▶ **AVAILABLE DATA**
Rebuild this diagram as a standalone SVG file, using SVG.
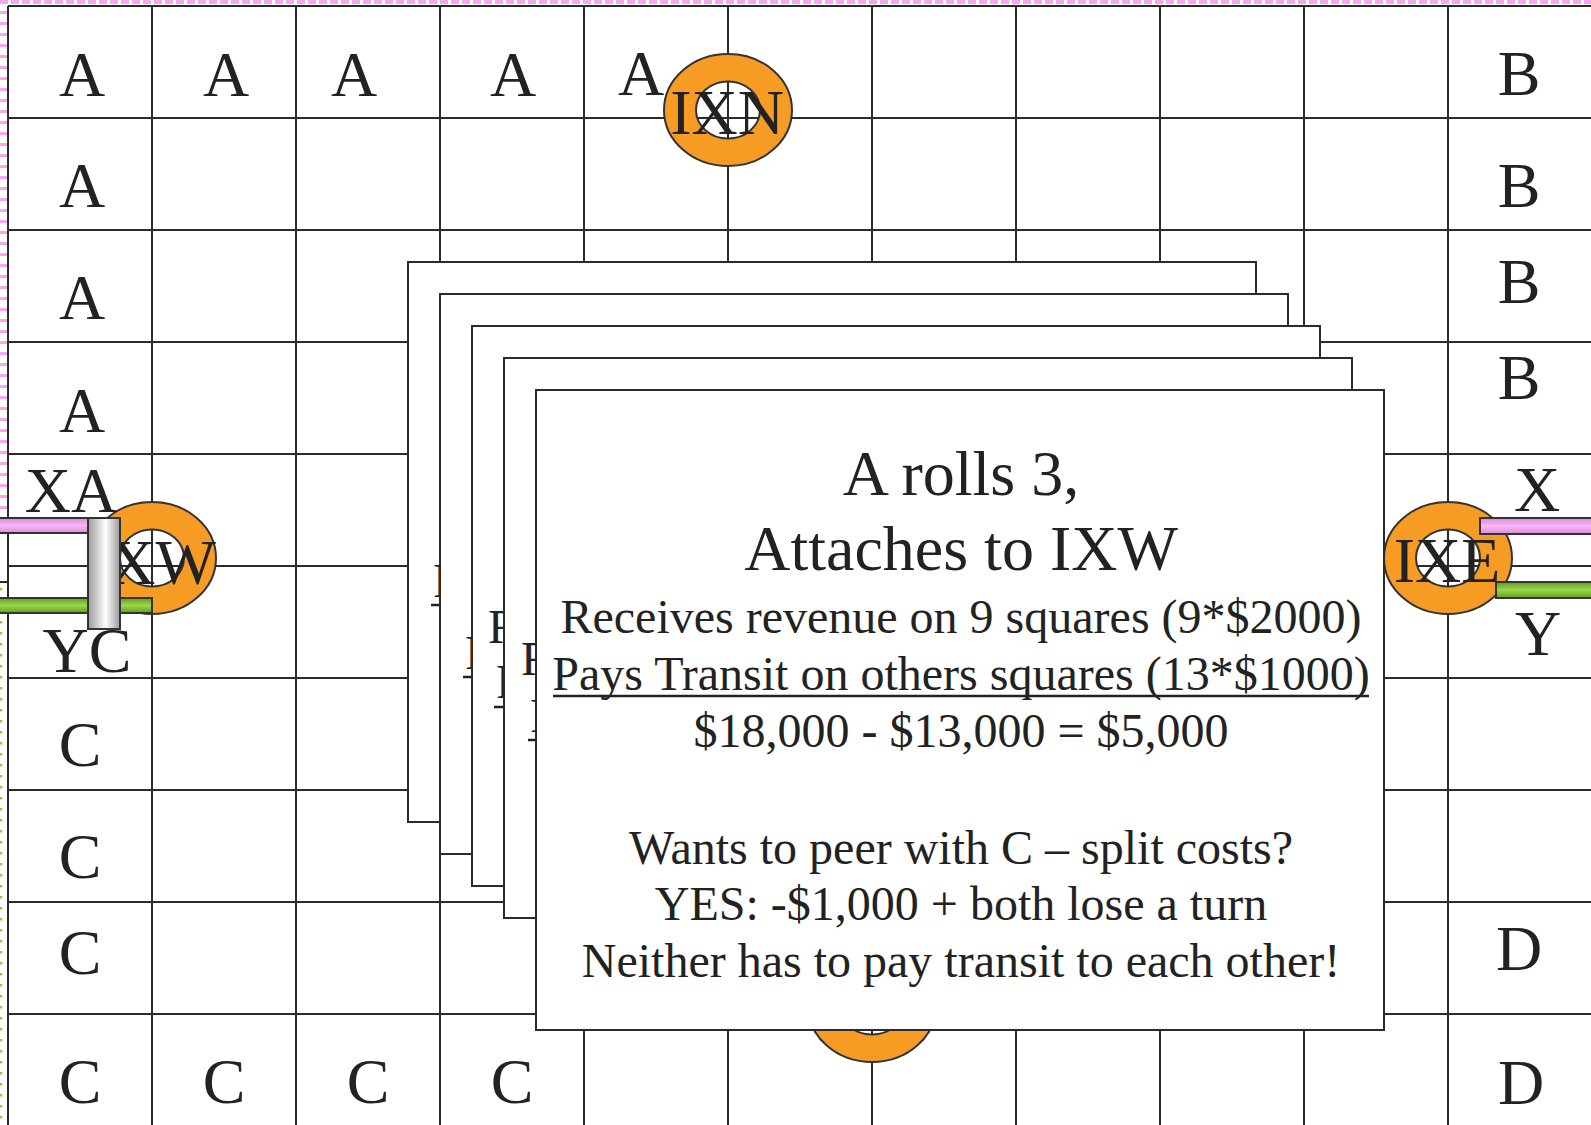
<svg xmlns="http://www.w3.org/2000/svg" width="1591" height="1125" viewBox="0 0 1591 1125">
<style>
.grid line{stroke:#2b2b2b;stroke-width:2}
.lbl{font-family:'Liberation Serif','Times New Roman',serif;font-size:64px;fill:#222;text-anchor:middle}
.ring{fill:#F69C25;fill-rule:evenodd;stroke:#333;stroke-width:2}
.card{fill:#fff;stroke:#2b2b2b;stroke-width:2}
.t64{font-family:'Liberation Serif','Times New Roman',serif;font-size:64px;fill:#222;text-anchor:middle}
.t48{font-family:'Liberation Serif','Times New Roman',serif;font-size:48px;fill:#222;text-anchor:middle}
.frag{font-family:'Liberation Serif','Times New Roman',serif;font-size:48px;fill:#222}
.ul{stroke:#222;stroke-width:2.5}
.bar{stroke:#333;stroke-width:2}
</style>
<defs>
<linearGradient id="pinkG" x1="0" y1="0" x2="0" y2="1">
<stop offset="0" stop-color="#d98ad6"/><stop offset="0.5" stop-color="#fbb8f6"/><stop offset="1" stop-color="#d98ad6"/>
</linearGradient>
<linearGradient id="greenG" x1="0" y1="0" x2="0" y2="1">
<stop offset="0" stop-color="#5e9e1c"/><stop offset="0.5" stop-color="#9ad84a"/><stop offset="1" stop-color="#5e9e1c"/>
</linearGradient>
<linearGradient id="greyG" x1="0" y1="0" x2="1" y2="0">
<stop offset="0" stop-color="#9a9a9a"/><stop offset="0.55" stop-color="#ffffff"/><stop offset="1" stop-color="#9a9a9a"/>
</linearGradient>
</defs>
<rect width="1591" height="1125" fill="#fff"/>
<g id="borders">
<line x1="0" y1="2" x2="1591" y2="2" stroke="#f7a6f2" stroke-width="4" stroke-dasharray="8 3"/>
<line x1="3.5" y1="0" x2="3.5" y2="512" stroke="#f7a6f2" stroke-width="7" stroke-dasharray="3 8"/>
<line x1="0" y1="582" x2="8" y2="582" stroke="#2b2b2b" stroke-width="2"/>
<line x1="1" y1="588" x2="1" y2="1125" stroke="#8ccf3c" stroke-width="2.5" stroke-dasharray="2.5 8.5"/>
</g>
<g class="grid" id="grid">
<line x1="8" y1="6" x2="8" y2="1125"/><line x1="152" y1="6" x2="152" y2="1125"/><line x1="296" y1="6" x2="296" y2="1125"/><line x1="440" y1="6" x2="440" y2="1125"/><line x1="584" y1="6" x2="584" y2="1125"/><line x1="728" y1="6" x2="728" y2="1125"/><line x1="872" y1="6" x2="872" y2="1125"/><line x1="1016" y1="6" x2="1016" y2="1125"/><line x1="1160" y1="6" x2="1160" y2="1125"/><line x1="1304" y1="6" x2="1304" y2="1125"/><line x1="1448" y1="6" x2="1448" y2="1125"/>
<line x1="8" y1="6" x2="1591" y2="6"/><line x1="8" y1="118" x2="1591" y2="118"/><line x1="8" y1="230" x2="1591" y2="230"/><line x1="8" y1="342" x2="1591" y2="342"/><line x1="8" y1="454" x2="1591" y2="454"/><line x1="8" y1="566" x2="1591" y2="566"/><line x1="8" y1="678" x2="1591" y2="678"/><line x1="8" y1="790" x2="1591" y2="790"/><line x1="8" y1="902" x2="1591" y2="902"/><line x1="8" y1="1014" x2="1591" y2="1014"/>
</g>
<g id="IXN"><path class="ring" d="M664,110a64,56 0 1,0 128,0a64,56 0 1,0 -128,0ZM696,110a32,28.5 0 1,0 64,0a32,28.5 0 1,0 -64,0Z"/><text class="lbl" x="727" y="134">IXN</text></g>
<g id="IXE"><path class="ring" d="M1384,558a64,56 0 1,0 128,0a64,56 0 1,0 -128,0ZM1416,558a32,28.5 0 1,0 64,0a32,28.5 0 1,0 -64,0Z"/><text class="lbl" x="1447" y="582">IXE</text></g>
<g id="IXS"><path class="ring" d="M808,1006a64,56 0 1,0 128,0a64,56 0 1,0 -128,0ZM840,1006a32,28.5 0 1,0 64,0a32,28.5 0 1,0 -64,0Z"/><text class="lbl" x="871" y="1030">IXS</text></g>
<g id="IXW"><path class="ring" d="M88,558a64,56 0 1,0 128,0a64,56 0 1,0 -128,0ZM120,558a32,28.5 0 1,0 64,0a32,28.5 0 1,0 -64,0Z"/><text class="lbl" x="152" y="584">IXW</text></g>
<g id="labels">
<text class="lbl" x="82" y="96">A</text><text class="lbl" x="226" y="96">A</text><text class="lbl" x="354" y="96">A</text><text class="lbl" x="513" y="96">A</text><text class="lbl" x="641" y="95">A</text>
<text class="lbl" x="1519" y="95">B</text>
<text class="lbl" x="82" y="207">A</text><text class="lbl" x="1519" y="207">B</text>
<text class="lbl" x="82" y="319">A</text><text class="lbl" x="1519" y="303">B</text>
<text class="lbl" x="82" y="432">A</text><text class="lbl" x="1519" y="399">B</text>
<text class="lbl" x="71" y="512">XA</text><text class="lbl" x="1537" y="511">X</text>
<text class="lbl" x="87" y="672">YC</text><text class="lbl" x="1538" y="655">Y</text>
<text class="lbl" x="80" y="766">C</text>
<text class="lbl" x="80" y="878">C</text>
<text class="lbl" x="80" y="974">C</text><text class="lbl" x="1519" y="970">D</text>
<text class="lbl" x="80" y="1103">C</text><text class="lbl" x="224" y="1103">C</text><text class="lbl" x="368" y="1103">C</text><text class="lbl" x="512" y="1103">C</text><text class="lbl" x="1521" y="1104">D</text>
</g>
<g id="connectors">
<rect class="bar" x="-4" y="518" width="106" height="15" fill="url(#pinkG)"/>
<rect class="bar" x="-4" y="598" width="156" height="15" fill="url(#greenG)"/>
<rect class="bar" x="88" y="518" width="32" height="111" fill="url(#greyG)"/>
<rect class="bar" x="1480" y="518" width="120" height="16" fill="url(#pinkG)"/>
<rect class="bar" x="1496" y="582" width="104" height="16" fill="url(#greenG)"/>
</g>
<g id="card1"><rect class="card" x="408" y="262" width="848" height="560"/>
<text class="frag" x="438" y="540">R</text>
<text class="frag" x="433" y="597">P</text><line class="ul" x1="431" y1="605" x2="460" y2="605"/></g>
<g id="card2"><rect class="card" x="440" y="294" width="848" height="560"/>
<text class="frag" x="470" y="611">R</text>
<text class="frag" x="465" y="669">P</text><line class="ul" x1="463" y1="677" x2="492" y2="677"/></g>
<g id="card3"><rect class="card" x="472" y="326" width="848" height="560"/>
<text class="frag" x="488" y="643">R</text>
<text class="frag" x="496" y="698">P</text><line class="ul" x1="494" y1="707" x2="523" y2="707"/></g>
<g id="card4"><rect class="card" x="504" y="358" width="848" height="560"/>
<text class="frag" x="521" y="675">R</text>
<text class="frag" x="530" y="732">P</text><line class="ul" x1="528" y1="740" x2="557" y2="740"/></g>
<g id="card5"><rect class="card" x="536" y="390" width="848" height="640"/>
<text class="t64" x="961" y="495">A rolls 3,</text>
<text class="t64" x="961" y="570">Attaches to IXW</text>
<text class="t48" x="961" y="633">Receives revenue on 9 squares (9*$2000)</text>
<text class="t48" x="961" y="690">Pays Transit on others squares (13*$1000)</text>
<line class="ul" x1="553" y1="696" x2="1369" y2="696"/>
<text class="t48" x="961" y="747">$18,000 - $13,000 = $5,000</text>
<text class="t48" x="961" y="864">Wants to peer with C – split costs?</text>
<text class="t48" x="961" y="920">YES: -$1,000 + both lose a turn</text>
<text class="t48" x="961" y="977">Neither has to pay transit to each other!</text>
</g>
</svg>
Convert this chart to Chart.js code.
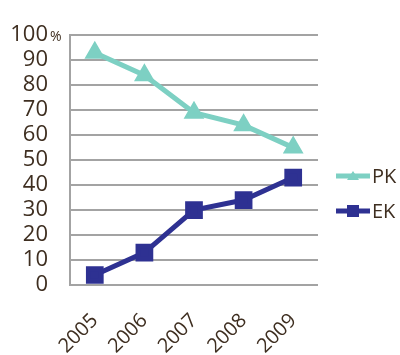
<!DOCTYPE html>
<html><head><meta charset="utf-8">
<script src="https://cdn.jsdelivr.net/npm/chart.js@4/dist/chart.umd.min.js"></script>
<style>html,body{margin:0;padding:0;background:#fff;}#wrap{width:400px;height:355px;position:relative;}</style>
</head><body><div id="wrap"><canvas id="c" width="400" height="355"></canvas></div>
<script>
const categories = ['2005','2006','2007','2008','2009'];
const pkValues = [93, 84, 69, 64, 55];
const ekValues = [4, 13, 30, 34, 43];
const seriesNames = ['PK', 'EK'];
const yTicks = [0,10,20,30,40,50,60,70,80,90,100];

const PK_COLOR = '#7dd0c3';
const EK_COLOR = '#2e3192';
const TEXT = '#3e2e20';
const GRID = '#a3a3a3';
const FONT = "'Open Sans', sans-serif";

const legendPlugin = {
  id: 'customLegend',
  afterDraw(chart) {
    const ctx = chart.ctx;
    const items = [
      {name: seriesNames[0], color: PK_COLOR, style: 'triangle', y: 176},
      {name: seriesNames[1], color: EK_COLOR, style: 'rect', y: 211}
    ];
    ctx.save();
    items.forEach(it => {
      ctx.strokeStyle = it.color; ctx.fillStyle = it.color; ctx.lineWidth = 5;
      ctx.beginPath(); ctx.moveTo(336, it.y); ctx.lineTo(370, it.y); ctx.stroke();
      ctx.beginPath();
      if (it.style === 'triangle') {
        ctx.moveTo(353, it.y - 5); ctx.lineTo(359, it.y + 4); ctx.lineTo(347, it.y + 4); ctx.closePath();
      } else {
        ctx.rect(347, it.y - 6, 12, 12);
      }
      ctx.fill();
      ctx.fillStyle = TEXT; ctx.font = "20px " + FONT; ctx.textBaseline = 'middle'; ctx.textAlign = 'left';
      ctx.fillText(it.name, 372, it.y + 1);
    });
    const ys = chart.scales.y;
    const py = ys.getPixelForValue(100);
    ctx.fillStyle = TEXT; ctx.font = "14px " + FONT; ctx.textAlign = 'left'; ctx.textBaseline = 'alphabetic';
    ctx.fillText('%', 50, py + 6);
    ctx.restore();
  }
};

new Chart(document.getElementById('c'), {
  type: 'line',
  data: {
    labels: categories,
    datasets: [
      {label: seriesNames[0], data: pkValues, borderColor: PK_COLOR, backgroundColor: PK_COLOR, borderWidth: 5,
       pointStyle: 'triangle', pointRadius: 7, pointHoverRadius: 7, tension: 0},
      {label: seriesNames[1], data: ekValues, borderColor: EK_COLOR, backgroundColor: EK_COLOR, borderWidth: 5,
       pointStyle: 'rect', pointRadius: 9, pointHoverRadius: 9, tension: 0}
    ]
  },
  options: {
    responsive: false, animation: false,
    layout: {padding: {top: 18, right: 82, left: 0, bottom: 0}},
    plugins: {legend: {display: false}, tooltip: {enabled: false}},
    scales: {
      x: {
        offset: true,
        grid: {display: false, drawTicks: false},
        border: {display: false},
        ticks: {color: TEXT, font: {family: FONT, size: 20}, maxRotation: 45, minRotation: 45, padding: 24, autoSkip: false},
        afterFit(s) { s.height = 70; }
      },
      y: {
        min: 0, max: 100,
        afterBuildTicks(s) { s.ticks = yTicks.map(v => ({value: v})); },
        grid: {color: GRID, lineWidth: 2, drawTicks: false},
        border: {display: true, color: GRID, width: 2},
        ticks: {color: TEXT, font: {family: FONT, size: 22}, padding: 22, autoSkip: false},
        afterFit(s) { s.width = 70; }
      }
    }
  },
  plugins: [legendPlugin]
});
</script></body></html>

▶ **WHAT YOU SHOULD DO**
Filter out every line that lacks the word "this", and copy the rest.

▶ **RIGHT ANSWER**
Rebuild this diagram as a standalone SVG file, using SVG.
Convert this chart to Chart.js code.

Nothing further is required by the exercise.